Stated task:
Reproduce the lines of the material exactly, excluding every image.

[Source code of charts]
################
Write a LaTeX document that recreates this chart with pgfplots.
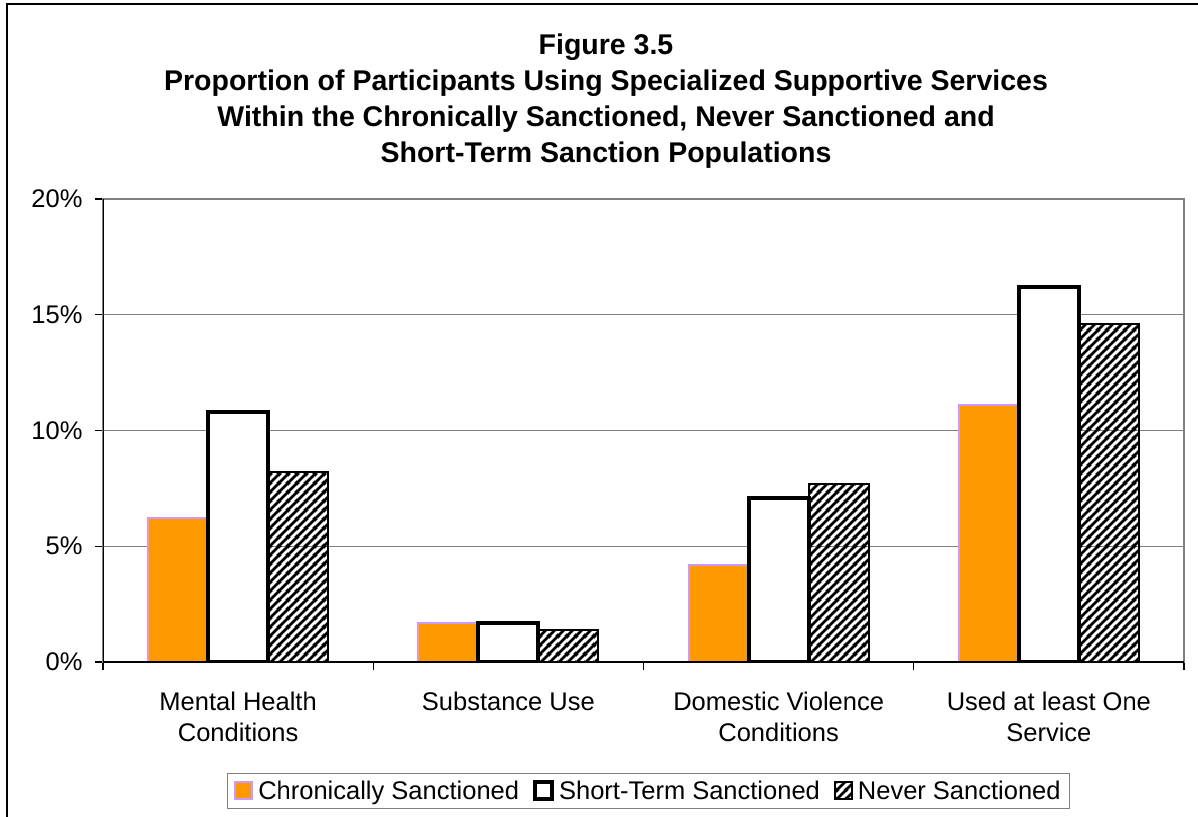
\documentclass[border=0pt]{standalone}
\usepackage{fontspec}
\setmainfont{Liberation Sans}
\usepackage{pgfplots}
\pgfplotsset{compat=1.18}
\usetikzlibrary{patterns}

\definecolor{chronic}{HTML}{FF9900}
\definecolor{chronicedge}{HTML}{CC99FF}
\definecolor{gridgray}{HTML}{808080}

\newcommand{\chartfont}{\fontsize{25.5}{31.5}\selectfont}
\newcommand{\titlefont}{\fontsize{28.5}{36}\selectfont\bfseries}

% forward diagonal hatching, 9pt period, thick strokes
\pgfdeclarepatternformonly{widehatch}{\pgfqpoint{0pt}{0pt}}{\pgfqpoint{9pt}{9pt}}{\pgfqpoint{9pt}{9pt}}{
  \pgfsetlinewidth{3pt}
  \pgfpathmoveto{\pgfqpoint{-2pt}{-2pt}}\pgfpathlineto{\pgfqpoint{11pt}{11pt}}
  \pgfpathmoveto{\pgfqpoint{-2pt}{7pt}}\pgfpathlineto{\pgfqpoint{2pt}{11pt}}
  \pgfpathmoveto{\pgfqpoint{7pt}{-2pt}}\pgfpathlineto{\pgfqpoint{11pt}{2pt}}
  \pgfusepath{stroke}
}

\begin{document}
\begin{tikzpicture}[x=1pt,y=1pt]
\useasboundingbox (0,0) rectangle (1198,816);
\clip (0,0) rectangle (1198,816);
% outer chart frame
\draw[line width=1.5pt] (7,-20) rectangle (1230,812);

% title
\node[anchor=base, font=\titlefont] at (606,761) {Figure 3.5};
\node[anchor=base, font=\titlefont] at (606,725) {Proportion of Participants Using Specialized Supportive Services};
\node[anchor=base, font=\titlefont] at (606,689) {Within the Chronically Sanctioned, Never Sanctioned and};
\node[anchor=base, font=\titlefont] at (606,653) {Short-Term Sanction Populations};

\begin{axis}[
  at={(103pt,154pt)}, anchor=south west,
  width=1081pt, height=463pt, scale only axis,
  xmin=-0.5, xmax=3.5, ymin=0, ymax=20,
  ybar=0pt, bar width=0.222,
  axis line style={gridgray, line width=1.5pt},
  tick align=outside, major tick length=8pt,
  xtick pos=bottom, ytick pos=left,
  tick style={black, line width=1.2pt},
  xtick={-0.5,0.5,1.5,2.5,3.5},
  xticklabels={},
  extra x ticks={0,1,2,3},
  extra x tick labels={Mental Health\\Conditions, Substance Use, Domestic Violence\\Conditions, Used at least One\\Service},
  extra x tick style={major tick length=0pt, grid=none,
    tick label style={align=center, anchor=north, yshift=-26pt}},
  ytick={0,5,10,15,20},
  yticklabels={0\%,5\%,10\%,15\%,20\%},
  yticklabel style={anchor=east, xshift=-9pt},
  tick label style={font=\chartfont},
  ymajorgrids,
  major grid style={gridgray, line width=1.5pt},
  legend columns=3,
  legend style={
    at={(0.5046,-0.2786)}, anchor=center,
    draw=gridgray, line width=1.5pt,
    inner xsep=7pt, inner ysep=5.5pt,
    font=\chartfont,
    /tikz/every even column/.append style={column sep=12pt},
    /tikz/every odd column/.append style={column sep=3pt},
  },
  legend image code/.code={\draw[#1] (0pt,-8pt) rectangle (17pt,9pt);},
]
\addplot[fill=chronic, draw=chronicedge, line width=2pt]
  coordinates {(0,6.2) (1,1.7) (2,4.2) (3,11.1)};
\addplot[fill=white, draw=black, line width=4pt]
  coordinates {(0,10.8) (1,1.7) (2,7.1) (3,16.2)};
\addplot[pattern=widehatch, pattern color=black, draw=black, line width=2pt]
  coordinates {(0,8.2) (1,1.4) (2,7.7) (3,14.6)};
\legend{Chronically Sanctioned, Short-Term Sanctioned, Never Sanctioned}
% dark left and bottom axis lines
\draw[black, line width=1.5pt] (rel axis cs:0,1) -- (rel axis cs:0,0) -- (rel axis cs:1,0);
\end{axis}
\end{tikzpicture}
\end{document}
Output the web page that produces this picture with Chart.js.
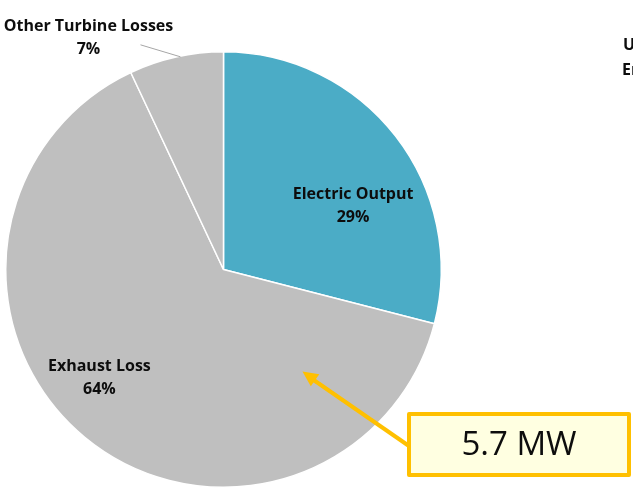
################
Exercise answer:
Write a LaTeX document that recreates this chart with pgfplots.
\documentclass[border=0pt]{standalone}
\usepackage{fontspec}
\setmainfont{Liberation Sans}
\usepackage{pgfplots}
\pgfplotsset{compat=1.18}
\usetikzlibrary{patterns}

\definecolor{chronic}{HTML}{FF9900}
\definecolor{chronicedge}{HTML}{CC99FF}
\definecolor{gridgray}{HTML}{808080}

\newcommand{\chartfont}{\fontsize{25.5}{31.5}\selectfont}
\newcommand{\titlefont}{\fontsize{28.5}{36}\selectfont\bfseries}

% forward diagonal hatching, 9pt period, thick strokes
\pgfdeclarepatternformonly{widehatch}{\pgfqpoint{0pt}{0pt}}{\pgfqpoint{9pt}{9pt}}{\pgfqpoint{9pt}{9pt}}{
  \pgfsetlinewidth{3pt}
  \pgfpathmoveto{\pgfqpoint{-2pt}{-2pt}}\pgfpathlineto{\pgfqpoint{11pt}{11pt}}
  \pgfpathmoveto{\pgfqpoint{-2pt}{7pt}}\pgfpathlineto{\pgfqpoint{2pt}{11pt}}
  \pgfpathmoveto{\pgfqpoint{7pt}{-2pt}}\pgfpathlineto{\pgfqpoint{11pt}{2pt}}
  \pgfusepath{stroke}
}

\begin{document}
\begin{tikzpicture}[x=1pt,y=1pt]
\useasboundingbox (0,0) rectangle (1198,816);
\clip (0,0) rectangle (1198,816);
% outer chart frame
\draw[line width=1.5pt] (7,-20) rectangle (1230,812);

% title
\node[anchor=base, font=\titlefont] at (606,761) {Figure 3.5};
\node[anchor=base, font=\titlefont] at (606,725) {Proportion of Participants Using Specialized Supportive Services};
\node[anchor=base, font=\titlefont] at (606,689) {Within the Chronically Sanctioned, Never Sanctioned and};
\node[anchor=base, font=\titlefont] at (606,653) {Short-Term Sanction Populations};

\begin{axis}[
  at={(103pt,154pt)}, anchor=south west,
  width=1081pt, height=463pt, scale only axis,
  xmin=-0.5, xmax=3.5, ymin=0, ymax=20,
  ybar=0pt, bar width=0.222,
  axis line style={gridgray, line width=1.5pt},
  tick align=outside, major tick length=8pt,
  xtick pos=bottom, ytick pos=left,
  tick style={black, line width=1.2pt},
  xtick={-0.5,0.5,1.5,2.5,3.5},
  xticklabels={},
  extra x ticks={0,1,2,3},
  extra x tick labels={Mental Health\\Conditions, Substance Use, Domestic Violence\\Conditions, Used at least One\\Service},
  extra x tick style={major tick length=0pt, grid=none,
    tick label style={align=center, anchor=north, yshift=-26pt}},
  ytick={0,5,10,15,20},
  yticklabels={0\%,5\%,10\%,15\%,20\%},
  yticklabel style={anchor=east, xshift=-9pt},
  tick label style={font=\chartfont},
  ymajorgrids,
  major grid style={gridgray, line width=1.5pt},
  legend columns=3,
  legend style={
    at={(0.5046,-0.2786)}, anchor=center,
    draw=gridgray, line width=1.5pt,
    inner xsep=7pt, inner ysep=5.5pt,
    font=\chartfont,
    /tikz/every even column/.append style={column sep=12pt},
    /tikz/every odd column/.append style={column sep=3pt},
  },
  legend image code/.code={\draw[#1] (0pt,-8pt) rectangle (17pt,9pt);},
]
\addplot[fill=chronic, draw=chronicedge, line width=2pt]
  coordinates {(0,6.2) (1,1.7) (2,4.2) (3,11.1)};
\addplot[fill=white, draw=black, line width=4pt]
  coordinates {(0,10.8) (1,1.7) (2,7.1) (3,16.2)};
\addplot[pattern=widehatch, pattern color=black, draw=black, line width=2pt]
  coordinates {(0,8.2) (1,1.4) (2,7.7) (3,14.6)};
\legend{Chronically Sanctioned, Short-Term Sanctioned, Never Sanctioned}
% dark left and bottom axis lines
\draw[black, line width=1.5pt] (rel axis cs:0,1) -- (rel axis cs:0,0) -- (rel axis cs:1,0);
\end{axis}
\end{tikzpicture}
\end{document}
Output the web page that produces this picture with Chart.js.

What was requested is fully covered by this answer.